Waves of Change: The Dynamics application set will undergo two waves of change in the next few years. In the first wave, Microsoft is already integrating the four products in its suite (AX, GP, NAV and SL -- adapted from the products' original names, Axapta, Great Plains, Navision and Solomon) into Windows and Office and will continue to do so as it introduces Vista, Office 2007 and new versions of Dynamics applications over the next two to three years.

Microsoft says the integration gives users a unified view of all four ERP applications within a familiar interface. Betting that back-end capabilities will even themselves out across the competitive landscape as the company catches up to its rivals, Microsoft hopes to differentiate itself with better-looking, easier-to-use tools.

Wave 2 involves moving all four applications onto the same platform and offering customers a single, broad-based solution with "best-of-the-best" functionality from each application. The first Wave 2 releases are scheduled to hit in 2008 and 2009 with iterative releases for each product.

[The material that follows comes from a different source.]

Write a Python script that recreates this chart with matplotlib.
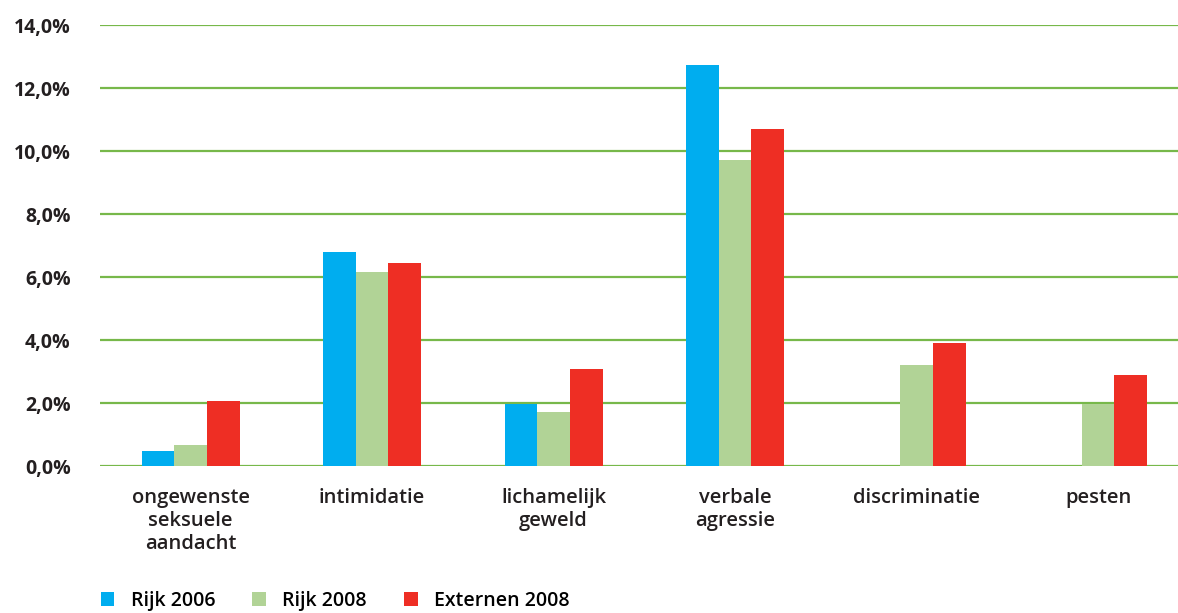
import numpy as np
import matplotlib.pyplot as plt

categories = ['ongewenste\nseksuele\naandacht', 'intimidatie', 'lichamelijk\ngeweld',
              'verbale\nagressie', 'discriminatie', 'pesten']
rijk_2006 = [0.48, 6.79, 1.97, 12.73, np.nan, np.nan]
rijk_2008 = [0.67, 6.16, 1.71, 9.71, 3.21, 1.97]
externen_2008 = [2.06, 6.44, 3.08, 10.70, 3.90, 2.89]
series_names = ['Rijk 2006', 'Rijk 2008', 'Externen 2008']
yticks = [0, 2, 4, 6, 8, 10, 12, 14]

colors = ['#00adef', '#b1d396', '#ee2e24']
grid_color = '#77b84a'
plt.rcParams['font.family'] = ['Open Sans', 'DejaVu Sans']

fig = plt.figure(figsize=(11.78, 6.13), dpi=100)
# axes run a little past the right edge, the gridlines are cut by the figure
ax = fig.add_axes([0.0847, 0.2398, 0.9245, 0.7194])

x = np.arange(len(categories))
w = 0.18
handles = []
for i, (vals, name) in enumerate(zip([rijk_2006, rijk_2008, externen_2008], series_names)):
    b = ax.bar(x + (i - 1) * w, vals, width=w, color=colors[i], label=name, zorder=3)
    handles.append(b)

for yv in yticks:
    ax.axhline(yv, color=grid_color, lw=1.6, zorder=1)

ax.set_xlim(-0.5, len(categories) - 0.5)
ax.set_ylim(0, 14)
ax.set_yticks(yticks)
ax.set_yticklabels([f'{v:.1f}%'.replace('.', ',') for v in yticks],
                   fontsize=14, fontweight='bold', color='#231f20')
ax.tick_params(axis='y', length=0, pad=21)
ax.set_xticks(x)
ax.set_xticklabels(categories, fontsize=14.5, fontweight='semibold', color='#231f20',
                   linespacing=1.2)
ax.tick_params(axis='x', length=0, pad=16)
for s in ax.spines.values():
    s.set_visible(False)

fig.legend(handles=handles, labels=series_names, loc='lower left',
           bbox_to_anchor=(0.0855, 0.004), ncol=3, frameon=False,
           prop={'size': 14, 'weight': 'semibold'}, handlelength=0.7, handleheight=0.7,
           handletextpad=0.85, columnspacing=1.9, borderaxespad=0, borderpad=0)

fig.savefig('out.png', dpi=100)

Microsoft is urging partners to start preparing now for that second wave of change. Partners focused on just one solution will need to develop expertise in the entire Dynamics suite and switch from a product-focused to a vertically focused strategy.

The immediate Dynamics roadmap calls for shipping AX 4.0 in June, with SL 7.0, NAV 5.0 and the next version of Dynamics CRM scheduled to ship in the first half of 2007. GP 10.0 is scheduled for a 2007 release.